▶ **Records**

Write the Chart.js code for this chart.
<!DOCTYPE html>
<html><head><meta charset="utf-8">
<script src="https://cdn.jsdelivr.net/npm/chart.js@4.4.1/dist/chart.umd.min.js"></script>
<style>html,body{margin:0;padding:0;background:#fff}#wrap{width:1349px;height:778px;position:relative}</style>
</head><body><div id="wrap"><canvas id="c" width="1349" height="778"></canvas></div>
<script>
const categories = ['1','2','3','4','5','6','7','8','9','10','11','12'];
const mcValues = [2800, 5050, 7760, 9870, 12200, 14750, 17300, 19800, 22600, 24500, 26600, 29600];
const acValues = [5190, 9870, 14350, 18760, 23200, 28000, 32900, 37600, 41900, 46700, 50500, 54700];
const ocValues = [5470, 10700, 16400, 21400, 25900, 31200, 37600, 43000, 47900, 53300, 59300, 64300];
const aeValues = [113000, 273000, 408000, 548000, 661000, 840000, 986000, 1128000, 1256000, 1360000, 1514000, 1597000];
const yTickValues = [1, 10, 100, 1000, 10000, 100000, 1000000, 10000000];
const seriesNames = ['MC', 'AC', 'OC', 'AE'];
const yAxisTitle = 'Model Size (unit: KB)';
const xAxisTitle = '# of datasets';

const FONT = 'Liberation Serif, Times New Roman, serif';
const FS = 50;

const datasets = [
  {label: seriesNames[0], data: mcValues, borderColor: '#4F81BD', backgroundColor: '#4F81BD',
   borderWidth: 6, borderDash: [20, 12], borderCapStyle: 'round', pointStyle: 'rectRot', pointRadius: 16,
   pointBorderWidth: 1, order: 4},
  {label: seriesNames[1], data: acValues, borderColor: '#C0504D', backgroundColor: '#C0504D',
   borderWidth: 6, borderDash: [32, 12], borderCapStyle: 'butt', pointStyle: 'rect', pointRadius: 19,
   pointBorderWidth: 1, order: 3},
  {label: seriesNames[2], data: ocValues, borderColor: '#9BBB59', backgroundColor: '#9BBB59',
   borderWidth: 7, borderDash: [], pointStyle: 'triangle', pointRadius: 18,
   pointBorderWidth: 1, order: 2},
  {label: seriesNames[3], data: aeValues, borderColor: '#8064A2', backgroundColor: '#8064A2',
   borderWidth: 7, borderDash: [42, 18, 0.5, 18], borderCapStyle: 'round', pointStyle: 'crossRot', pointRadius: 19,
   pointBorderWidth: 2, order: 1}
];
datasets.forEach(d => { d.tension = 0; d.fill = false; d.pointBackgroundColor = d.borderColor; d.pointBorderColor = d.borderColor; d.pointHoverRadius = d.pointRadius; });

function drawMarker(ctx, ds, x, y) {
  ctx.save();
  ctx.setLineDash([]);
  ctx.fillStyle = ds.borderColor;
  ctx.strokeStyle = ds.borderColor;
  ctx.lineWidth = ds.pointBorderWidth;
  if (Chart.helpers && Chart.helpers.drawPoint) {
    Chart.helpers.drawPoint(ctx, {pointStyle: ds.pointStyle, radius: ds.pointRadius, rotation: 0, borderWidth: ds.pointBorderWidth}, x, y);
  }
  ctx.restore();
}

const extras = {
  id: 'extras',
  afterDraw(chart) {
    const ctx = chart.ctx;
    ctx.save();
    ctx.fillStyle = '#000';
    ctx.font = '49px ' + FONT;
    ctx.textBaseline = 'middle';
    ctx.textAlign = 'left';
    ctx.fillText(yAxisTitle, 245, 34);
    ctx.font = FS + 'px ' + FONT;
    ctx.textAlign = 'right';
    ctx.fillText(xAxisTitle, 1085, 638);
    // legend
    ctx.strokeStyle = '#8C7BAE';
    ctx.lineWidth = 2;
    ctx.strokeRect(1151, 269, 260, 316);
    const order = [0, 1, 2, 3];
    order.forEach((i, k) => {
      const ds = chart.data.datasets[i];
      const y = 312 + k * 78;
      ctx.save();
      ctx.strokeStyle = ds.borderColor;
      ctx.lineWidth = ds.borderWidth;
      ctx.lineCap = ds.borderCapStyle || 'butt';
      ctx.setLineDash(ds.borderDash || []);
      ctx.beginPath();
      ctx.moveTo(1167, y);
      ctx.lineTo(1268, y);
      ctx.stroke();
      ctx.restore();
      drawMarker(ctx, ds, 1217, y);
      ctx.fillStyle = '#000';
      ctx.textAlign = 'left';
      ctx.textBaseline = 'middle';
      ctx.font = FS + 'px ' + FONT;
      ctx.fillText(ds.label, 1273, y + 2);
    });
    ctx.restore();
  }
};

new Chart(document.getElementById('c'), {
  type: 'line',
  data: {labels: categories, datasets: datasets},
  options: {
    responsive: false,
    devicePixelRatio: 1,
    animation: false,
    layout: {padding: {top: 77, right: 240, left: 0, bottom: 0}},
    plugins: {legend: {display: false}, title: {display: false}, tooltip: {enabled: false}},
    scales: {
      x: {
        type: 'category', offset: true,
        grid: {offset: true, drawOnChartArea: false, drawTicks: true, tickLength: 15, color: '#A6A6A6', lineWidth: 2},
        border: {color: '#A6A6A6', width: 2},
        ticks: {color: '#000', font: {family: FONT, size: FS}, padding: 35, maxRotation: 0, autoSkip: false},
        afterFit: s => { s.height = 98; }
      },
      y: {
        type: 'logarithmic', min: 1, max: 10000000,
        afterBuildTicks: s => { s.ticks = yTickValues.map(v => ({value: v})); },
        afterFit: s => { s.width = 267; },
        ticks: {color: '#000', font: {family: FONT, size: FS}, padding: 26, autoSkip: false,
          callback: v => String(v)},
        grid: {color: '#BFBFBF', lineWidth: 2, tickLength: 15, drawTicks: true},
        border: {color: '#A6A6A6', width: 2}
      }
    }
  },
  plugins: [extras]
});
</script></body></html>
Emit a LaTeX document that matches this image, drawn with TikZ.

▶ **Short exercise**
Copy all of the data exactly.

▶ **Correct output**
Write the Chart.js code for this chart.
<!DOCTYPE html>
<html><head><meta charset="utf-8">
<script src="https://cdn.jsdelivr.net/npm/chart.js@4.4.1/dist/chart.umd.min.js"></script>
<style>html,body{margin:0;padding:0;background:#fff}#wrap{width:1349px;height:778px;position:relative}</style>
</head><body><div id="wrap"><canvas id="c" width="1349" height="778"></canvas></div>
<script>
const categories = ['1','2','3','4','5','6','7','8','9','10','11','12'];
const mcValues = [2800, 5050, 7760, 9870, 12200, 14750, 17300, 19800, 22600, 24500, 26600, 29600];
const acValues = [5190, 9870, 14350, 18760, 23200, 28000, 32900, 37600, 41900, 46700, 50500, 54700];
const ocValues = [5470, 10700, 16400, 21400, 25900, 31200, 37600, 43000, 47900, 53300, 59300, 64300];
const aeValues = [113000, 273000, 408000, 548000, 661000, 840000, 986000, 1128000, 1256000, 1360000, 1514000, 1597000];
const yTickValues = [1, 10, 100, 1000, 10000, 100000, 1000000, 10000000];
const seriesNames = ['MC', 'AC', 'OC', 'AE'];
const yAxisTitle = 'Model Size (unit: KB)';
const xAxisTitle = '# of datasets';

const FONT = 'Liberation Serif, Times New Roman, serif';
const FS = 50;

const datasets = [
  {label: seriesNames[0], data: mcValues, borderColor: '#4F81BD', backgroundColor: '#4F81BD',
   borderWidth: 6, borderDash: [20, 12], borderCapStyle: 'round', pointStyle: 'rectRot', pointRadius: 16,
   pointBorderWidth: 1, order: 4},
  {label: seriesNames[1], data: acValues, borderColor: '#C0504D', backgroundColor: '#C0504D',
   borderWidth: 6, borderDash: [32, 12], borderCapStyle: 'butt', pointStyle: 'rect', pointRadius: 19,
   pointBorderWidth: 1, order: 3},
  {label: seriesNames[2], data: ocValues, borderColor: '#9BBB59', backgroundColor: '#9BBB59',
   borderWidth: 7, borderDash: [], pointStyle: 'triangle', pointRadius: 18,
   pointBorderWidth: 1, order: 2},
  {label: seriesNames[3], data: aeValues, borderColor: '#8064A2', backgroundColor: '#8064A2',
   borderWidth: 7, borderDash: [42, 18, 0.5, 18], borderCapStyle: 'round', pointStyle: 'crossRot', pointRadius: 19,
   pointBorderWidth: 2, order: 1}
];
datasets.forEach(d => { d.tension = 0; d.fill = false; d.pointBackgroundColor = d.borderColor; d.pointBorderColor = d.borderColor; d.pointHoverRadius = d.pointRadius; });

function drawMarker(ctx, ds, x, y) {
  ctx.save();
  ctx.setLineDash([]);
  ctx.fillStyle = ds.borderColor;
  ctx.strokeStyle = ds.borderColor;
  ctx.lineWidth = ds.pointBorderWidth;
  if (Chart.helpers && Chart.helpers.drawPoint) {
    Chart.helpers.drawPoint(ctx, {pointStyle: ds.pointStyle, radius: ds.pointRadius, rotation: 0, borderWidth: ds.pointBorderWidth}, x, y);
  }
  ctx.restore();
}

const extras = {
  id: 'extras',
  afterDraw(chart) {
    const ctx = chart.ctx;
    ctx.save();
    ctx.fillStyle = '#000';
    ctx.font = '49px ' + FONT;
    ctx.textBaseline = 'middle';
    ctx.textAlign = 'left';
    ctx.fillText(yAxisTitle, 245, 34);
    ctx.font = FS + 'px ' + FONT;
    ctx.textAlign = 'right';
    ctx.fillText(xAxisTitle, 1085, 638);
    // legend
    ctx.strokeStyle = '#8C7BAE';
    ctx.lineWidth = 2;
    ctx.strokeRect(1151, 269, 260, 316);
    const order = [0, 1, 2, 3];
    order.forEach((i, k) => {
      const ds = chart.data.datasets[i];
      const y = 312 + k * 78;
      ctx.save();
      ctx.strokeStyle = ds.borderColor;
      ctx.lineWidth = ds.borderWidth;
      ctx.lineCap = ds.borderCapStyle || 'butt';
      ctx.setLineDash(ds.borderDash || []);
      ctx.beginPath();
      ctx.moveTo(1167, y);
      ctx.lineTo(1268, y);
      ctx.stroke();
      ctx.restore();
      drawMarker(ctx, ds, 1217, y);
      ctx.fillStyle = '#000';
      ctx.textAlign = 'left';
      ctx.textBaseline = 'middle';
      ctx.font = FS + 'px ' + FONT;
      ctx.fillText(ds.label, 1273, y + 2);
    });
    ctx.restore();
  }
};

new Chart(document.getElementById('c'), {
  type: 'line',
  data: {labels: categories, datasets: datasets},
  options: {
    responsive: false,
    devicePixelRatio: 1,
    animation: false,
    layout: {padding: {top: 77, right: 240, left: 0, bottom: 0}},
    plugins: {legend: {display: false}, title: {display: false}, tooltip: {enabled: false}},
    scales: {
      x: {
        type: 'category', offset: true,
        grid: {offset: true, drawOnChartArea: false, drawTicks: true, tickLength: 15, color: '#A6A6A6', lineWidth: 2},
        border: {color: '#A6A6A6', width: 2},
        ticks: {color: '#000', font: {family: FONT, size: FS}, padding: 35, maxRotation: 0, autoSkip: false},
        afterFit: s => { s.height = 98; }
      },
      y: {
        type: 'logarithmic', min: 1, max: 10000000,
        afterBuildTicks: s => { s.ticks = yTickValues.map(v => ({value: v})); },
        afterFit: s => { s.width = 267; },
        ticks: {color: '#000', font: {family: FONT, size: FS}, padding: 26, autoSkip: false,
          callback: v => String(v)},
        grid: {color: '#BFBFBF', lineWidth: 2, tickLength: 15, drawTicks: true},
        border: {color: '#A6A6A6', width: 2}
      }
    }
  },
  plugins: [extras]
});
</script></body></html>
Emit a LaTeX document that matches this image, drawn with TikZ.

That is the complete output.